Subaru Show Car Just That, For Now
The Japanese automaker uses a souped-up concept car as a nice visual to tout plans to open an STI unit in the U.S.
NEW YORK – A modified Subaru BRZ concept sports car with a spoiler that looks like an airplane wing dramatically takes the stage at the New York International Auto Show.
It gets a lot of oohs and aahs, especially from the need-for-speed set in the audience. But it’s mainly here for the Japanese automaker to promote plans to open a U.S. unit of its STI performance-brand business.
Subaru executives say little about the prospects of the jazzed-up BRZ ending up in dealership showrooms as a production car.
Still, the striking vehicle with a beefed-up suspension and racing engine makes a nice visual for news that Subaru Tecnica International is coming to America.

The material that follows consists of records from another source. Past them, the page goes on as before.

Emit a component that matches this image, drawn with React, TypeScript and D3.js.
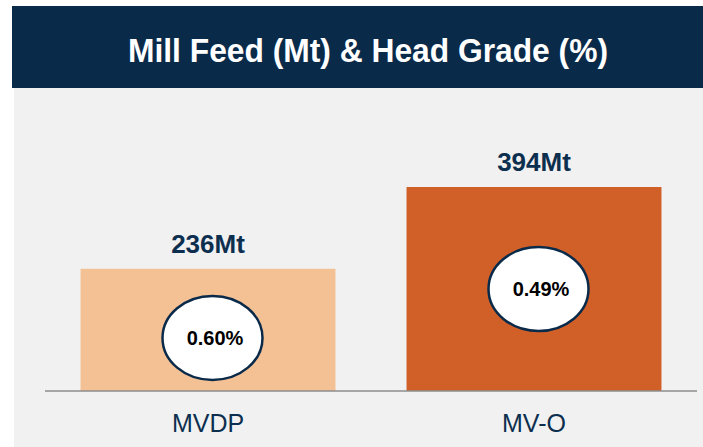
import React, { useEffect, useRef } from 'react';
import * as d3 from 'd3';

const categories = ['MVDP', 'MV-O'];
const millFeed = [236, 394];
const headGrade = [0.6, 0.49];
const barColors = ['#F4C195', '#D06028'];

const W = 703;
const H = 447;
const NAVY = '#0A2A4A';
const FONT = '"Liberation Sans", Arial, sans-serif';

const App = () => {
  const svgRef = useRef<SVGSVGElement>(null);

  useEffect(() => {
    const svg = d3.select(svgRef.current);
    svg.selectAll('*').remove();

    // header + panel
    svg.append('rect').attr('x', 12).attr('y', 6).attr('width', W - 12).attr('height', 82).attr('fill', NAVY);
    svg.append('rect').attr('x', 14).attr('y', 88).attr('width', W - 14).attr('height', H - 88).attr('fill', '#F1F1F1');
    svg.append('text')
      .attr('x', 368).attr('y', 62)
      .attr('text-anchor', 'middle')
      .attr('fill', 'white')
      .attr('textLength', 480)
      .attr('lengthAdjust', 'spacingAndGlyphs')
      .style('font-family', FONT)
      .style('font-weight', 'bold')
      .style('font-size', '34px')
      .text('Mill Feed (Mt) & Head Grade (%)');

    const x = d3.scaleBand()
      .domain(categories)
      .range([45, 697])
      .paddingInner(0.218)
      .paddingOuter(0.109);

    const y = d3.scaleLinear()
      .domain([0, 394])
      .range([391, 187]);

    const rows = categories.map((c, i) => ({ c, v: millFeed[i], g: headGrade[i], col: barColors[i] }));
    const cx = d => x(d.c) + x.bandwidth() / 2;

    const g = svg.append('g');

    g.selectAll('.bar')
      .data(rows)
      .enter().append('rect')
      .attr('class', 'bar')
      .attr('x', d => x(d.c))
      .attr('y', d => y(d.v))
      .attr('width', x.bandwidth())
      .attr('height', d => y(0) - y(d.v))
      .attr('fill', d => d.col);

    // baseline
    g.append('line')
      .attr('x1', 45).attr('x2', 697)
      .attr('y1', y(0)).attr('y2', y(0))
      .attr('stroke', '#8C8C8C')
      .attr('stroke-width', 1.5);

    // value labels
    g.selectAll('.val')
      .data(rows)
      .enter().append('text')
      .attr('x', cx)
      .attr('y', d => y(d.v) - 16)
      .attr('text-anchor', 'middle')
      .attr('fill', '#0D2F4F')
      .style('font-family', FONT)
      .style('font-weight', 'bold')
      .style('font-size', '26px')
      .text(d => `${d.v}Mt`);

    // grade bubbles
    const mid = d => (y(d.v) + y(0)) / 2 + (d.v < 300 ? 8 : 0);
    g.selectAll('.bubble')
      .data(rows)
      .enter().append('ellipse')
      .attr('cx', d => cx(d) + 4.5)
      .attr('cy', mid)
      .attr('rx', 50)
      .attr('ry', 42)
      .attr('fill', 'white')
      .attr('stroke', NAVY)
      .attr('stroke-width', 2.5);

    g.selectAll('.grade')
      .data(rows)
      .enter().append('text')
      .attr('x', d => cx(d) + 7)
      .attr('y', d => mid(d) + 7)
      .attr('text-anchor', 'middle')
      .attr('fill', 'black')
      .style('font-family', FONT)
      .style('font-weight', 'bold')
      .style('font-size', '20px')
      .text(d => `${d.g.toFixed(2)}%`);

    // category axis
    const axis = g.append('g')
      .attr('transform', `translate(0,${y(0)})`)
      .call(d3.axisBottom(x).tickSize(0).tickPadding(23));
    axis.select('.domain').remove();
    axis.selectAll('text')
      .attr('fill', '#0D2F4F')
      .style('font-family', FONT)
      .style('font-size', '25px');
  }, []);

  return (
    <svg ref={svgRef} width={W} height={H} style={{ position: 'absolute', left: 0, top: 0, background: 'white' }}></svg>
  );
};

export default App;
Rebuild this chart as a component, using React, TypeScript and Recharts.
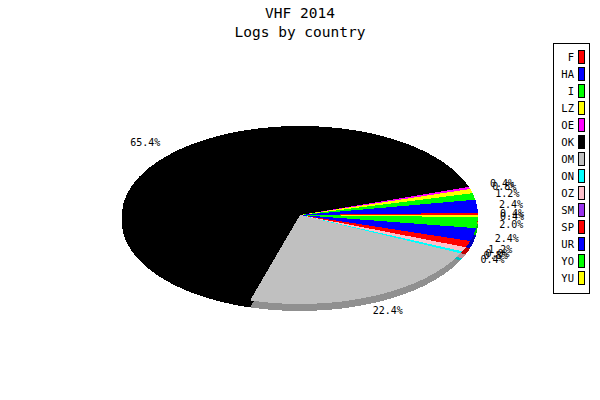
import React from "react";
import { PieChart, Pie, Cell, Legend } from "recharts";

// log counts per country (percentages are computed by the pie)
const countries = ["F", "HA", "I", "LZ", "OE", "OK", "OM", "ON", "OZ", "SM", "SP", "UR", "YO", "YU"];
const logs = [1, 6, 3, 2, 1, 166, 57, 1, 2, 0, 3, 6, 5, 1];
const colors = ["#ff0000", "#0000ff", "#00ff00", "#ffff00", "#ff00ff", "#000000", "#c0c0c0", "#00ffff", "#ffc0cb", "#9933ee", "#ff0000", "#0000ff", "#00ff00", "#ffff00"];
const sideColors = ["#c00000", "#0000c0", "#00c000", "#c0c000", "#c000c0", "#000000", "#909090", "#00c0c0", "#c09098", "#7020b0", "#c00000", "#0000c0", "#00c000", "#c0c000"];

const data = countries.map((name, i) => ({ name, value: logs[i] }));

const CX = 300;
const CY = 215;
const RX = 178;
const SQUASH = 0.5;
const DEPTH = 7;
const FONT = "'DejaVu Sans Mono', monospace";

function ellipseSector(cx: number, cy: number, rx: number, ry: number, a0: number, a1: number) {
  const rad = Math.PI / 180;
  const x0 = cx + rx * Math.cos(a0 * rad);
  const y0 = cy - ry * Math.sin(a0 * rad);
  const x1 = cx + rx * Math.cos(a1 * rad);
  const y1 = cy - ry * Math.sin(a1 * rad);
  const large = Math.abs(a1 - a0) > 180 ? 1 : 0;
  const sweep = a1 > a0 ? 0 : 1;
  return `M${cx},${cy} L${x0},${y0} A${rx},${ry} 0 ${large} ${sweep} ${x1},${y1} Z`;
}

function TopShape(props: any) {
  const { cx, cy, outerRadius, startAngle, endAngle, fill } = props;
  if (startAngle === endAngle) return null;
  return (
    <path
      d={ellipseSector(cx, cy, outerRadius, outerRadius * SQUASH, startAngle, endAngle)}
      fill={fill}
      stroke="none"
      shapeRendering="crispEdges"
    />
  );
}

function SideShape(props: any) {
  const { cx, cy, outerRadius, startAngle, endAngle, fill } = props;
  if (startAngle === endAngle) return null;
  return (
    <path
      d={ellipseSector(cx, cy + DEPTH, outerRadius, outerRadius * SQUASH, startAngle, endAngle)}
      fill={fill}
      stroke="none"
      shapeRendering="crispEdges"
    />
  );
}

function renderLabel(props: any) {
  const { midAngle, percent } = props;
  const rad = (midAngle * Math.PI) / 180;
  const c = Math.cos(rad);
  const text = `${(percent * 100).toFixed(1)}%`;
  const w = text.length * 6;
  const x = CX + 200 * c - (w * (1 - c)) / 2;
  const y = CY - 105 * Math.sin(rad);
  return (
    <text x={x} y={y} fill="#000" fontSize={10} fontFamily={FONT} textAnchor="start" dominantBaseline="central">
      {text}
    </text>
  );
}

function LegendBox(props: any) {
  const payload = countries.map((name, i) => ({ name, color: colors[i] }));
  return (
    <div
      style={{
        width: 35,
        height: 249,
        border: "1px solid #000",
        background: "#fff",
        position: "relative",
        fontFamily: FONT,
        fontSize: 10.5,
      }}
    >
      {payload.map((p, i) => (
        <div key={p.name} style={{ position: "absolute", top: 6 + i * 17, left: 0, width: 35, height: 14 }}>
          <span style={{ position: "absolute", right: 15, top: 0, lineHeight: "14px" }}>{p.name}</span>
          <span
            style={{
              position: "absolute",
              left: 24,
              top: 0,
              width: 5,
              height: 12,
              background: p.color,
              border: "1px solid #000",
            }}
          />
        </div>
      ))}
    </div>
  );
}

export default function App() {
  return (
    <div style={{ position: "absolute", left: 0, top: 0, width: 600, height: 400, background: "#fff" }}>
      <div
        style={{
          position: "absolute",
          left: 0,
          top: 4,
          width: 600,
          textAlign: "center",
          fontFamily: FONT,
          fontSize: 14.5,
          lineHeight: "19px",
          color: "#000",
          zIndex: 2,
        }}
      >
        <div>VHF 2014</div>
        <div>Logs by country</div>
      </div>
      <PieChart width={600} height={400} margin={{ top: 0, right: 0, bottom: 0, left: 0 }}>
        <Pie
          data={data}
          dataKey="value"
          nameKey="name"
          cx={CX}
          cy={CY}
          outerRadius={RX}
          startAngle={0}
          endAngle={360}
          stroke="none"
          legendType="none"
          isAnimationActive={false}
          shape={SideShape}
          inactiveShape={SideShape}
          activeShape={SideShape}
          label={false}
          labelLine={false}
        >
          {data.map((d, i) => (
            <Cell key={d.name} fill={sideColors[i]} />
          ))}
        </Pie>
        <Pie
          data={data}
          dataKey="value"
          nameKey="name"
          cx={CX}
          cy={CY}
          outerRadius={RX}
          startAngle={0}
          endAngle={360}
          stroke="none"
          isAnimationActive={false}
          shape={TopShape}
          inactiveShape={TopShape}
          activeShape={TopShape}
          label={renderLabel}
          labelLine={false}
        >
          {data.map((d, i) => (
            <Cell key={d.name} fill={colors[i]} />
          ))}
        </Pie>
        <Legend
          layout="vertical"
          content={LegendBox}
          wrapperStyle={{ position: "absolute", left: 553, top: 43, width: 37 }}
        />
      </PieChart>
    </div>
  );
}
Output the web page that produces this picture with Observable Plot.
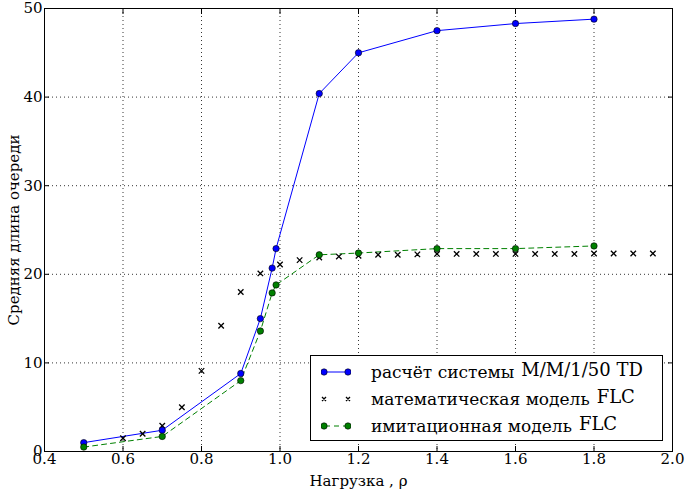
<!DOCTYPE html>
<html>
<head>
<meta charset="utf-8">
<script src="https://cdn.jsdelivr.net/npm/d3@7"></script>
<script src="https://cdn.jsdelivr.net/npm/@observablehq/plot@0.6"></script>
<style>
  body { margin: 0; background: #fff; }
  #wrap { position: relative; width: 686px; height: 489px; font-family: 'DejaVu Serif', serif; }
  #wrap svg text { font-family: 'DejaVu Serif', serif; }
  #legend { position: absolute; left: 310px; top: 355px; width: 351px; height: 84px; border: 1px solid #000; background: #fff; }
  .row { position: absolute; left: 0; height: 24px; display: flex; align-items: center; white-space: nowrap; }
  .row svg { margin-left: 10px; margin-right: 20px; }
  .ru { font-size: 17px; font-family: 'DejaVu Serif', serif; }
  .la { font-size: 18px; font-family: 'DejaVu Serif', serif; position: relative; top: -3px; margin-left: 7px; }
</style>
</head>
<body>
<div id="wrap"></div>
<script>
// Data
const xTD = [0.5, 0.7, 0.9, 0.95, 0.98, 0.99, 1.1, 1.2, 1.4, 1.6, 1.8];
const yTD = [1.0, 2.4, 8.8, 15.0, 20.7, 22.9, 40.4, 45.0, 47.5, 48.3, 48.8];

const xMath = [0.6, 0.65, 0.7, 0.75, 0.8, 0.85, 0.9, 0.95, 1.0, 1.05, 1.1, 1.15, 1.2, 1.25, 1.3, 1.35, 1.4, 1.45, 1.5, 1.55, 1.6, 1.65, 1.7, 1.75, 1.8, 1.85, 1.9, 1.95];
const yMath = [1.5, 2.0, 2.9, 5.0, 9.1, 14.2, 18.0, 20.1, 21.1, 21.6, 21.9, 22.0, 22.1, 22.2, 22.2, 22.25, 22.3, 22.3, 22.3, 22.3, 22.3, 22.3, 22.3, 22.3, 22.35, 22.35, 22.35, 22.35];

const xSim = [0.5, 0.7, 0.9, 0.95, 0.98, 0.99, 1.1, 1.2, 1.4, 1.6, 1.8];
const ySim = [0.5, 1.7, 8.0, 13.6, 17.9, 18.8, 22.2, 22.4, 22.9, 22.9, 23.2];

const xTicks = [0.4, 0.6, 0.8, 1.0, 1.2, 1.4, 1.6, 1.8, 2.0];
const yTicks = [0, 10, 20, 30, 40, 50];

const legendLabels = [
  ["расчёт системы", "M/M/1/50 TD"],
  ["математическая модель", "FLC"],
  ["имитационная модель", "FLC"]
];

const td = xTD.map((x, i) => ({x, y: yTD[i]}));
const mm = xMath.map((x, i) => ({x, y: yMath[i]}));
const sim = xSim.map((x, i) => ({x, y: ySim[i]}));

const blue = "#0000ff", green = "#008000";
const serif = "'DejaVu Serif', serif";

const chart = Plot.plot({
  width: 686,
  height: 489,
  marginLeft: 44,
  marginRight: 14,
  marginTop: 8,
  marginBottom: 38,
  style: {fontFamily: serif, fontSize: "15px", color: "#000", background: "#fff"},
  x: {domain: [0.4, 2.0]},
  y: {domain: [0, 50]},
  marks: [
    Plot.gridX(xTicks, {stroke: "#000", strokeOpacity: 1, strokeDasharray: "1,3", strokeWidth: 0.8}),
    Plot.gridY(yTicks, {stroke: "#000", strokeOpacity: 1, strokeDasharray: "1,3", strokeWidth: 0.8}),
    Plot.axisX(xTicks, {anchor: "bottom", tickSize: -5, tickPadding: 7, tickFormat: d3.format(".1f"), label: "Нагрузка , ρ", labelAnchor: "center", labelArrow: "none", labelOffset: 34, fontSize: 15}),
    Plot.axisX(xTicks, {anchor: "top", tickSize: -5, tickFormat: () => "", label: null}),
    Plot.axisY(yTicks, {anchor: "left", tickSize: -5, tickPadding: 7, label: "Средняя длина очереди", labelAnchor: "center", labelArrow: "none", labelOffset: 36, fontSize: 15}),
    Plot.axisY(yTicks, {anchor: "right", tickSize: -5, tickFormat: () => "", label: null}),
    Plot.line(td, {x: "x", y: "y", stroke: blue, strokeWidth: 1}),
    Plot.line(sim, {x: "x", y: "y", stroke: green, strokeWidth: 1, strokeDasharray: "5,4"}),
    Plot.dot(mm, {x: "x", y: "y", symbol: "times", stroke: "#000", strokeWidth: 1.3, r: 2.6}),
    Plot.dot(td, {x: "x", y: "y", fill: blue, stroke: "#000", strokeWidth: 0.6, r: 3.2}),
    Plot.dot(sim, {x: "x", y: "y", fill: green, stroke: "#000", strokeWidth: 0.6, r: 3.2}),
    Plot.frame({stroke: "#000", strokeWidth: 1})
  ]
});

const wrap = document.getElementById("wrap");
wrap.appendChild(chart);

// Legend overlay
const legend = document.createElement("div");
legend.id = "legend";
const samples = [
  `<svg width="30" height="10"><line x1="2" y1="5" x2="28" y2="5" stroke="${blue}" stroke-width="1"/><circle cx="3" cy="5" r="3.2" fill="${blue}" stroke="#000" stroke-width="0.6"/><circle cx="27" cy="5" r="3.2" fill="${blue}" stroke="#000" stroke-width="0.6"/></svg>`,
  `<svg width="30" height="10"><path d="M1,3L5,7M1,7L5,3M25,3L29,7M25,7L29,3" stroke="#000" stroke-width="1.3" fill="none"/></svg>`,
  `<svg width="30" height="10"><line x1="2" y1="5" x2="28" y2="5" stroke="${green}" stroke-width="1" stroke-dasharray="5,4" stroke-dashoffset="-2"/><circle cx="3" cy="5" r="3.2" fill="${green}" stroke="#000" stroke-width="0.6"/><circle cx="27" cy="5" r="3.2" fill="${green}" stroke="#000" stroke-width="0.6"/></svg>`
];
legendLabels.forEach((lab, i) => {
  const row = document.createElement("div");
  row.className = "row";
  row.style.top = (4 + i * 27) + "px";
  row.innerHTML = samples[i] + `<span class="ru">${lab[0]}</span><span class="la">${lab[1]}</span>`;
  legend.appendChild(row);
});
wrap.appendChild(legend);
</script>
</body>
</html>
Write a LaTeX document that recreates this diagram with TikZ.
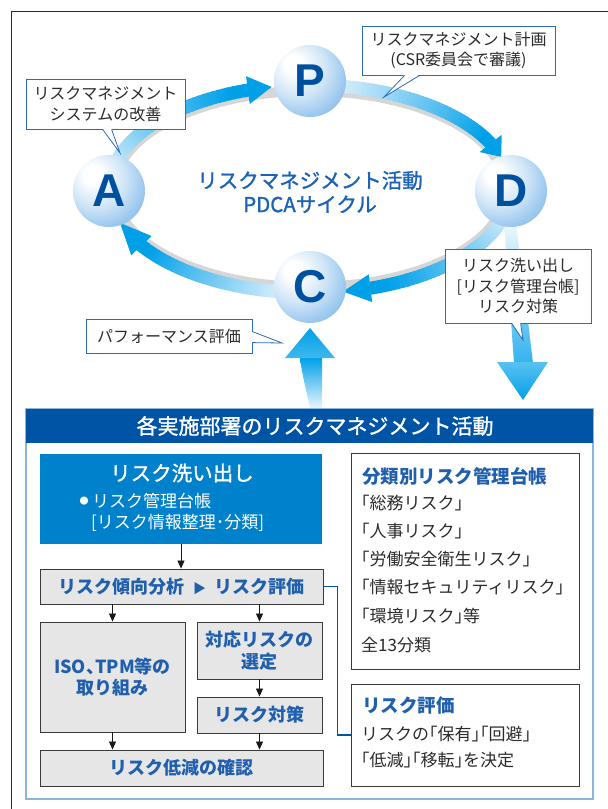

STI began as a Japanese company in 1988. Opening a U.S. office stands to strengthen the STI brand and increase parts and accessory sales to driving enthusiasts, Tom Doll, president of Subaru of America, tells WardsAuto.
Currently, the automaker’s performance-parts sales are relatively low volume.
“It gets its own focus,” he says of the impending STI office in the U.S. “If it is part of a parts department, it might not get the focus in terms of marketing or development that it would as its own business.
“If it stays in the parts department or our accessory group it will never develop the way we want it to.”
The new office will open within a year, probably in Cherry Hill, NJ, where Subaru’s U.S. sales operation is located.
Could the STI badge finds its way on more Subarus other than the only one that currently wears it, an STI version of the WRX?
“Right now, our plan is performance-parts oriented,” Doll says. “We’ll see how those are accepted in the market.”
If that works out well, completed STI cars would start showing up.
As for that souped-up BRZ on stage behind him at the auto show, he says, “I don’t want you to think it’s coming next year. It’s not. It could, but we have to do some other engineering and testing.”
Subaru spokesman Mike McHale is more emphatic: “There are no plans to put this out. There is no time scale. This is not a production car.”
Subaru’s current 7-vehicle lineup ranges from sports cars such as the BRZ to cross/utility vehicles such as the compact Forrester.
“We’re sticking to our knitting, doing the portfolio we have now,” Doll says. “If there is a hole in the lineup, it is us not having a 7-passenger (CUV)."
Subaru has been on a roll of late. A few years ago it sold about 100,000 units a year in the U.S. Last year, it sold 513,693, a 20% increase. More than half of its global sales are in the U.S.
“Really, we could sell more but we’re constrained by production,” Doll says.